The straight scuttlebutt on Captain Kidd

Captain Kidd and the War Against the Pirates, by Robert C. Ritchie. Cambridge, Mass., and London: Harvard University Press. 306 pp. $20. Many a youngster on both sides of the Atlantic - this one included - grew up aware of the the romantic legend of Captain William Kidd. Kidd, after all, as every adventuresome sprout with a ragged cape and a wooden sword has known, was the hardy Scots-born (circa 1645) but Yankee-bred buccaneer who defied governments and fellow rogues, won and lost a fortune (some of it, so legend has it, probably incorrectly, buried), and ultimately went to the gallows in England for piracy and murder.

Fortunately, the true tale of Captain Kidd is relevant to the grown-up world as well. In his new book, Robert C. Ritchie, a historian at the University of California at San Diego, establishes that Capitain Kidd was far more complicated - and far less dashing - than the bawdy, brawny figure depicted in popular literature. And especially more complicated than the person described in American literature during the early 19th century, when Americans gloried in tales of heroic adventure and fearless courage.

Kidd, a cleric's son, was somewhat of a latecomer to the nasty ways of piracy. He entered buccaneering after being bankrolled by politically connected merchant friends in New York and London eager to gain the spoils from foreign plunders. Adventures along the way took him, among other places, to the Indian ocean, Ste. Marie, Madagascar, the West Indies, and back to New York. He was subsequently arrested and taken to England, where he was incarcerated under terrible conditions in Newgate prison. By the time of his trial and hanging, the latter in 1701, he was an embarrassment to the same commercial and government forces that had originally been his benefactors.

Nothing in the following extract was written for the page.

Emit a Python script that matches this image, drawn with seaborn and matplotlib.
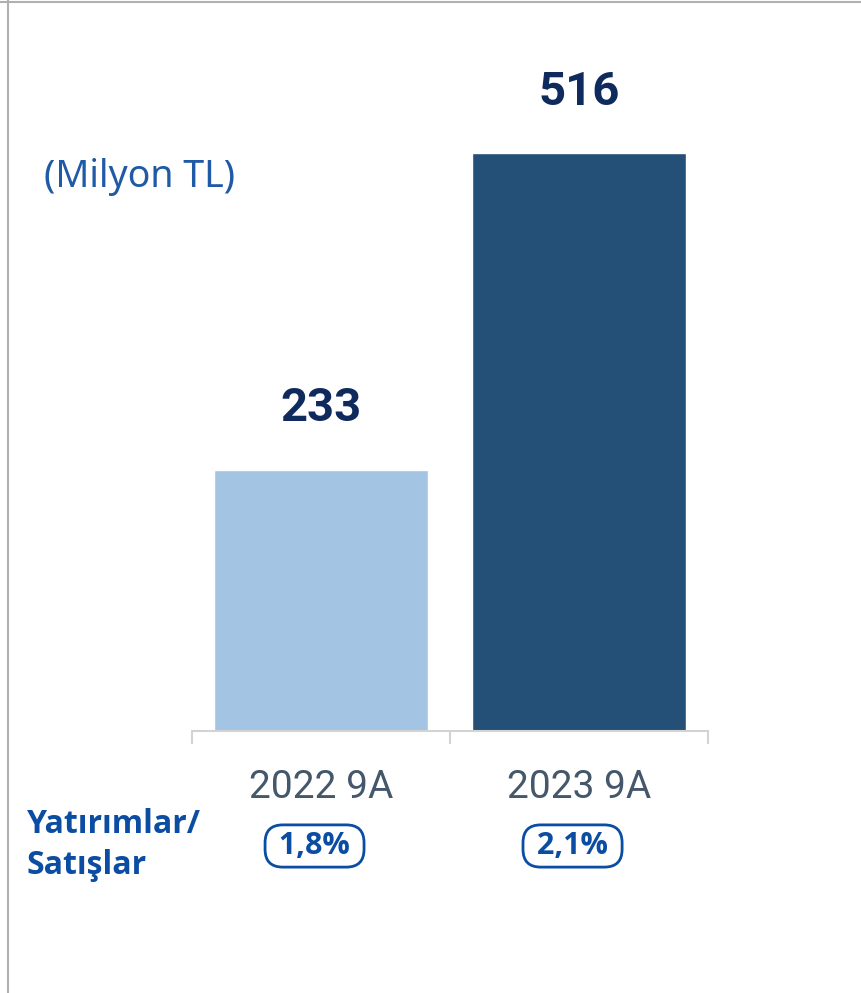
import matplotlib
matplotlib.use("Agg")
import matplotlib.pyplot as plt
import matplotlib.transforms as mtransforms
from matplotlib.lines import Line2D
import seaborn as sns
import pandas as pd

# Data
periods = ["2022 9A", "2023 9A"]
investments = [233, 516]
invest_to_sales = ["1,8%", "2,1%"]

unit_label = "(Milyon TL)"
ratio_label = "Yatırımlar/\nSatışlar"

bar_colors = ["#A3C4E3", "#245077"]
navy = "#0F2A5C"
blue = "#0B4DA2"
tick_color = "#44576B"
line_gray = "#D3D3D3"


def main():
    sns.set_theme(style="white")
    plt.rcParams["font.family"] = ["Roboto", "DejaVu Sans"]

    df = pd.DataFrame({"period": periods, "value": investments})

    fig = plt.figure(figsize=(8.61, 9.93), dpi=100)
    ax = fig.add_axes([192 / 861, 1 - 731 / 993, 516 / 861, 691 / 993])

    sns.barplot(data=df, x="period", y="value", hue="period",
                palette=bar_colors, width=0.833, legend=False,
                saturation=1, ax=ax)

    ax.set_ylim(0, 617)
    ax.set_xlim(-0.5, len(periods) - 0.5)
    ax.set_xlabel("")
    ax.set_ylabel("")
    ax.set_yticks([])
    for side in ["left", "right", "top"]:
        ax.spines[side].set_visible(False)
    ax.spines["bottom"].set_color(line_gray)
    ax.spines["bottom"].set_linewidth(1.5)

    # labels in the middle, small separators at the category edges
    ax.tick_params(axis="x", which="major", length=0, pad=27,
                   labelsize=28, labelcolor=tick_color)
    ax.set_xticks([i - 0.5 for i in range(len(periods) + 1)], minor=True)
    ax.tick_params(axis="x", which="minor", direction="out", length=9.5,
                   width=1.5, color=line_gray, bottom=True)

    # value labels above bars
    for i, v in enumerate(investments):
        ax.annotate(f"{v}", (i, v), xytext=(0, 35), textcoords="offset points",
                    ha="center", va="baseline", fontsize=34,
                    fontweight="bold", color=navy,
                    family=["Roboto", "DejaVu Sans"])

    fig.text(44 / 861, 1 - 177 / 993, unit_label, ha="left", va="center",
             fontsize=27, color="#1F5AA6", family=["Noto Sans", "DejaVu Sans"])

    fig.text(27 / 861, 1 - 808 / 993, ratio_label, ha="left", va="top",
             fontsize=23, fontweight="bold", color=blue, linespacing=1.3,
             family=["Open Sans", "DejaVu Sans"])

    # ratio pills below each period
    trans = mtransforms.blended_transform_factory(ax.transData, fig.transFigure)
    for i, r in enumerate(invest_to_sales):
        ax.text(i - 0.025, 1 - 846 / 993, f" {r} ", transform=trans,
                ha="center", va="center", fontsize=22, fontweight="bold",
                color=blue, family=["Open Sans", "DejaVu Sans"],
                bbox=dict(boxstyle="round,pad=0.2,rounding_size=0.58",
                          fc="white", ec=blue, lw=2))

    # frame lines at top and left
    fig.add_artist(Line2D([0, 1], [1 - 1.5 / 993] * 2, color="#B0B0B0",
                          lw=1.5, transform=fig.transFigure))
    fig.add_artist(Line2D([7.5 / 861] * 2, [0, 1], color="#B0B0B0",
                          lw=1.5, transform=fig.transFigure))

    fig.savefig("out.png", dpi=100)


if __name__ == "__main__":
    main()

It is now possible, thanks to the work of Ritchie, to recognize that Kidd was but a product of the ``get what you can'' economic system of his time. At first, long before Kidd, European governments had encouraged, both covertly and openly, privateers and buccaneers. These men, rogues but adventurers, discovered new lands. They captured rich treasures for cash-strapped monarchies. They kept rival sea-powers at bay. At first, they were accorded honor and respect - witness the likes of Sir Walter Drake and Sir Henry Morgan. But times changed. By the late 17th century, European nations were turning to more systematic trade. They sought to bring order to the seas. Buccaneers became outcasts. And so Kidd, who had killed a fellow seaman by hitting him on the head with a bucket, met the hangman. Evidence in his favor had disappeared during the trial.

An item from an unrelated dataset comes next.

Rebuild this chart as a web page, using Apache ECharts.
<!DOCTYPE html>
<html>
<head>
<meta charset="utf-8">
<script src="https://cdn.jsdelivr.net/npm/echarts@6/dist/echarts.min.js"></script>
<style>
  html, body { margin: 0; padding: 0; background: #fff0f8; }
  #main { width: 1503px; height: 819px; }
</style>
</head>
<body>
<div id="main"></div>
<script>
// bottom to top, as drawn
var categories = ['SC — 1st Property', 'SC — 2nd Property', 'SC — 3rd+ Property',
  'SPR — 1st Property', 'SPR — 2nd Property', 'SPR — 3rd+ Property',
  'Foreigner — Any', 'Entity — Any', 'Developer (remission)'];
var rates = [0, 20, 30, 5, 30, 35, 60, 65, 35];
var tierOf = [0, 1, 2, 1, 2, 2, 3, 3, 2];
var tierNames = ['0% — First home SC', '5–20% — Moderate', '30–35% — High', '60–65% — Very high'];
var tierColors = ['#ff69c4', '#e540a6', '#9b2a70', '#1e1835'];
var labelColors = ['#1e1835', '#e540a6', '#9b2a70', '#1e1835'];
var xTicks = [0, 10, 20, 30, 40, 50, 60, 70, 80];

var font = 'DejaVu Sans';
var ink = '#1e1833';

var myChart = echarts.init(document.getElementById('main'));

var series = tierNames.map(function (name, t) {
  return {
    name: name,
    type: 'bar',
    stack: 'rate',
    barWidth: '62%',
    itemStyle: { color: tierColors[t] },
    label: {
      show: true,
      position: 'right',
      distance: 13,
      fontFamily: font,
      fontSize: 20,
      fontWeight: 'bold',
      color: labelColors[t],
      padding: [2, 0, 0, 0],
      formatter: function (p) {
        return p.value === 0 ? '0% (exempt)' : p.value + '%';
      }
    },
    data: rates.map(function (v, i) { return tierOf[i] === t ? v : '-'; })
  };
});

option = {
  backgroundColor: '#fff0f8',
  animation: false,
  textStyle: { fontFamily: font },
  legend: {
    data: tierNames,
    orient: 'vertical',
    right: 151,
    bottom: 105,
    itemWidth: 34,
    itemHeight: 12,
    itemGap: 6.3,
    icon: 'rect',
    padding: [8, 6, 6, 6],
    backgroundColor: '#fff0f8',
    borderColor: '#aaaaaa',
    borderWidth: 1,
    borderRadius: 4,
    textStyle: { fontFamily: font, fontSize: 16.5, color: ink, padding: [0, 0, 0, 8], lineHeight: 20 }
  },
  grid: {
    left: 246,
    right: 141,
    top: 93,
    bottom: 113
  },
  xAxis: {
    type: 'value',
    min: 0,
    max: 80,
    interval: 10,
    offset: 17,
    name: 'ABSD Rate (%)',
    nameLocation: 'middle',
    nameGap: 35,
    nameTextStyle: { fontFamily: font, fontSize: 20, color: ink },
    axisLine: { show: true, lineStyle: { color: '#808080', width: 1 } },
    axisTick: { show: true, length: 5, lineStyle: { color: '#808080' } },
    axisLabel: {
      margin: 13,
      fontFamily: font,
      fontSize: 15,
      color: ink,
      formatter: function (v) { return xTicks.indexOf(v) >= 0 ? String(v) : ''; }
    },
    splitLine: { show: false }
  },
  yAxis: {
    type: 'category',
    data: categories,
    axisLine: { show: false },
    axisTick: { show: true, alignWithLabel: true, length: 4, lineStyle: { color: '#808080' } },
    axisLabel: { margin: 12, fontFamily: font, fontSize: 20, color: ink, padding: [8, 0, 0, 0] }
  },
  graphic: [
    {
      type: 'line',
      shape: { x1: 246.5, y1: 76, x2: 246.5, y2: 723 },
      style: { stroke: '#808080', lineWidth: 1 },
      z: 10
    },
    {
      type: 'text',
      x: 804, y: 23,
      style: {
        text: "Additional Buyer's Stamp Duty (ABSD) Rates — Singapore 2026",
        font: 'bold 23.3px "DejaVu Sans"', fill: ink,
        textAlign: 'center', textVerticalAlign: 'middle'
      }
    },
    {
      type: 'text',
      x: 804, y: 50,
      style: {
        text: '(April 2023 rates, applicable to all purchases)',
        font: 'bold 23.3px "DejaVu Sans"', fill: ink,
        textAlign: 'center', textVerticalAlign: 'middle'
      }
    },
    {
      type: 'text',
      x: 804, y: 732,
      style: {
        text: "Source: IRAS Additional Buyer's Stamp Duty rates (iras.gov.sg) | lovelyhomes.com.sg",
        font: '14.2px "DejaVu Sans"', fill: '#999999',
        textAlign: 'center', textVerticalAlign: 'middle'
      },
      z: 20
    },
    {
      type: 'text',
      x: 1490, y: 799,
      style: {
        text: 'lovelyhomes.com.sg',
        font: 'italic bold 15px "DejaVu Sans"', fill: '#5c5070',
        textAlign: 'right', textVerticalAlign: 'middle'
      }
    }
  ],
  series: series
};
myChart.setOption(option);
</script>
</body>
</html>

Ritchie's excellent book has to be the definitive chronicle of Captain Kidd. Captain Kidd, some would say, was one of the last of a breed. But was he? Are the rogues, the adventurers really gone from today's politically connected commercial scene? This book, in a sense, should serve as a warning to our own opportunistic economic age. One has the uncomfortable feeling, reading this account, that if Captain Kidd were around in the Western world of the the 1980s, he would probably once again be found somewhere on the margins of respectability - probably wheeling and dealing with the back-room arbitrageurs of Wall Street. And who knows? If he were in politics, (he had a sea commission), he might even be contemplating taking Madagascar or some other small nation along the sea-lanes of opportunity.